--- BEGIN ---

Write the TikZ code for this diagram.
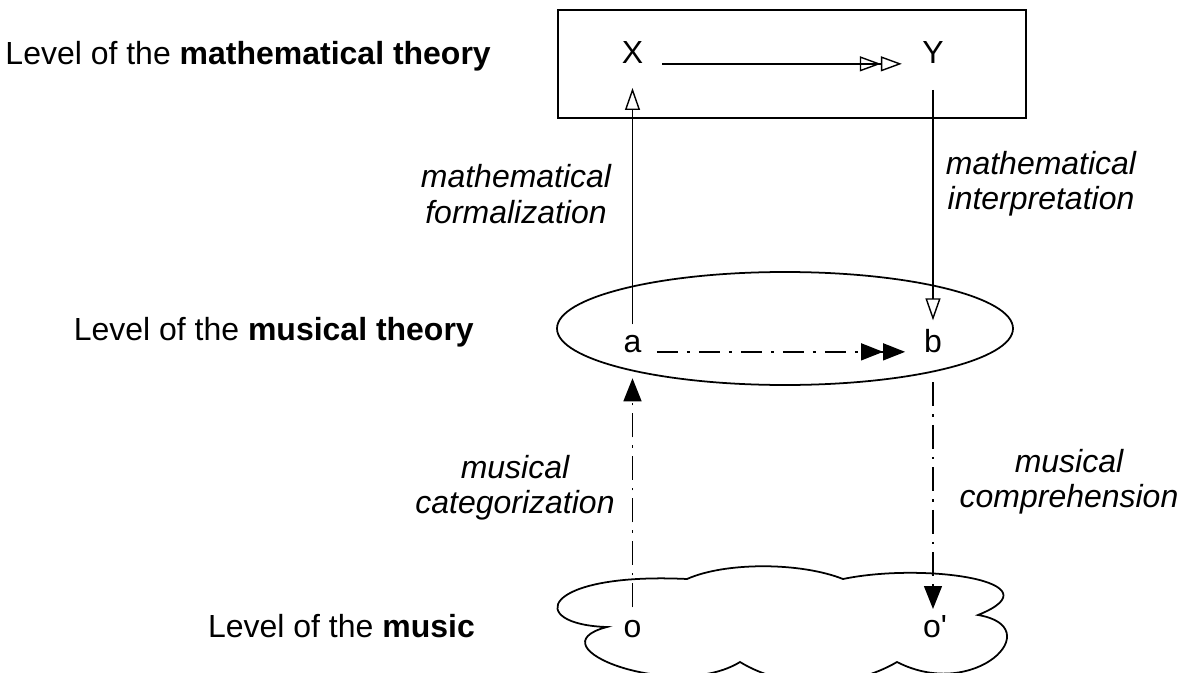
\documentclass[tikz,border=0pt]{standalone}
\usepackage{fontspec}
\setmainfont{Liberation Sans}
\usetikzlibrary{arrows.meta}
\newcommand{\lvlfont}{\fontsize{18.2}{20}\selectfont}

\begin{document}
\begin{tikzpicture}[
  font=\lvlfont,
  pt/.style={inner sep=0pt, outer sep=0pt, anchor=base},
  level/.style={anchor=base east},
  role/.style={font=\lvlfont\itshape, align=center},
  frame/.style={draw, line width=1pt},
  formal/.style={line width=0.8pt, -{Triangle[open,length=4.4mm,width=3mm]}},
  formalmap/.style={line width=0.8pt,
    -{Triangle[open,length=4.2mm,width=3mm]Triangle[open,length=4.2mm,width=3mm]}},
  musdash/.style={line width=0.8pt, dash pattern=on 4.8mm off 1.6mm on 0.5mm off 1.6mm,
    -{Triangle[length=4.6mm,width=3.6mm]}},
  musmap/.style={line width=0.8pt, dash pattern=on 4.2mm off 1.8mm on 0.6mm off 1.8mm,
    -{Triangle[length=4.4mm,width=3.4mm]Triangle[length=4.4mm,width=3.4mm]}}
]
\useasboundingbox (0,0) rectangle (23.84,13.44);

\draw[frame] (11.16,11.08) rectangle (20.52,13.24);
\draw[frame] (15.70,6.87) ellipse [x radius=4.56, y radius=1.13];
\draw[frame] (13.74,1.86) .. controls (14.5,2.2) and (16.0,2.2) .. (16.86,1.86)
  .. controls (18.5,2.2) and (21.2,1.8) .. (19.56,1.14)
  .. controls (21.0,0.9) and (19.5,-0.6) .. (17.94,0.20)
  .. controls (17.0,-0.35) and (15.7,-0.35) .. (14.80,0.20)
  .. controls (13.5,-0.6) and (10.6,0.5) .. (12.14,0.90)
  .. controls (10.5,0.95) and (10.8,2.0) .. cycle;

\node[level] (lmath) at (9.94,12.14) {Level of the \textbf{mathematical theory}};
\node[level] (lmus) at (9.60,6.64) {Level of the \textbf{musical theory}};
\node[level] (lmusic) at (9.62,0.70) {Level of the \textbf{music}};

\node[pt] (X) at (12.65,12.16) {X};
\node[pt] (Y) at (18.66,12.16) {Y};
\node[pt] (a) at (12.65,6.39) {a};
\node[pt] (b) at (18.66,6.39) {b};
\node[pt] (o) at (12.65,0.69) {o};
\node[pt] (op) at (18.70,0.69) {o\textquotesingle};

\node[role] (formalization) at (10.32,9.56) {mathematical\\formalization};
\node[role] (interpretation) at (20.82,9.76) {mathematical\\interpretation};
\node[role] (categorization) at (10.30,3.69) {musical\\categorization};
\node[role] (comprehension) at (21.38,3.81) {musical\\comprehension};

\draw[formalmap, shorten <=3.8mm, shorten >=4.1mm] ([yshift=-0.9mm]X.mid east) -- ([yshift=-0.9mm]Y.mid west);
\draw[formal, shorten <=2.2mm, shorten >=4.8mm] (a.north) -- (X.south);
\draw[formal, shorten <=5.2mm, shorten >=1.8mm] (Y.south) -- (b.north);
\draw[musmap, shorten <=3.1mm, shorten >=3.8mm] ([yshift=-0.8mm]a.mid east) -- ([yshift=-0.8mm]b.mid west);
\draw[musdash, shorten <=2.6mm, shorten >=5.1mm] (o.north) -- (a.south);
\draw[musdash, shorten <=5.9mm, shorten >=1.3mm] (b.south) -- (b.south |- op.north);
\end{tikzpicture}
\end{document}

--- END ---

- Given problem -
Repeat the lines above, starting at the first and stopping after the line that holds "(op) at (18.70,0.69)", with the pictures left out.

- Response to this task -
Write the TikZ code for this diagram.
\documentclass[tikz,border=0pt]{standalone}
\usepackage{fontspec}
\setmainfont{Liberation Sans}
\usetikzlibrary{arrows.meta}
\newcommand{\lvlfont}{\fontsize{18.2}{20}\selectfont}

\begin{document}
\begin{tikzpicture}[
  font=\lvlfont,
  pt/.style={inner sep=0pt, outer sep=0pt, anchor=base},
  level/.style={anchor=base east},
  role/.style={font=\lvlfont\itshape, align=center},
  frame/.style={draw, line width=1pt},
  formal/.style={line width=0.8pt, -{Triangle[open,length=4.4mm,width=3mm]}},
  formalmap/.style={line width=0.8pt,
    -{Triangle[open,length=4.2mm,width=3mm]Triangle[open,length=4.2mm,width=3mm]}},
  musdash/.style={line width=0.8pt, dash pattern=on 4.8mm off 1.6mm on 0.5mm off 1.6mm,
    -{Triangle[length=4.6mm,width=3.6mm]}},
  musmap/.style={line width=0.8pt, dash pattern=on 4.2mm off 1.8mm on 0.6mm off 1.8mm,
    -{Triangle[length=4.4mm,width=3.4mm]Triangle[length=4.4mm,width=3.4mm]}}
]
\useasboundingbox (0,0) rectangle (23.84,13.44);

\draw[frame] (11.16,11.08) rectangle (20.52,13.24);
\draw[frame] (15.70,6.87) ellipse [x radius=4.56, y radius=1.13];
\draw[frame] (13.74,1.86) .. controls (14.5,2.2) and (16.0,2.2) .. (16.86,1.86)
  .. controls (18.5,2.2) and (21.2,1.8) .. (19.56,1.14)
  .. controls (21.0,0.9) and (19.5,-0.6) .. (17.94,0.20)
  .. controls (17.0,-0.35) and (15.7,-0.35) .. (14.80,0.20)
  .. controls (13.5,-0.6) and (10.6,0.5) .. (12.14,0.90)
  .. controls (10.5,0.95) and (10.8,2.0) .. cycle;

\node[level] (lmath) at (9.94,12.14) {Level of the \textbf{mathematical theory}};
\node[level] (lmus) at (9.60,6.64) {Level of the \textbf{musical theory}};
\node[level] (lmusic) at (9.62,0.70) {Level of the \textbf{music}};

\node[pt] (X) at (12.65,12.16) {X};
\node[pt] (Y) at (18.66,12.16) {Y};
\node[pt] (a) at (12.65,6.39) {a};
\node[pt] (b) at (18.66,6.39) {b};
\node[pt] (o) at (12.65,0.69) {o};
\node[pt] (op) at (18.70,0.69) {o\textquotesingle};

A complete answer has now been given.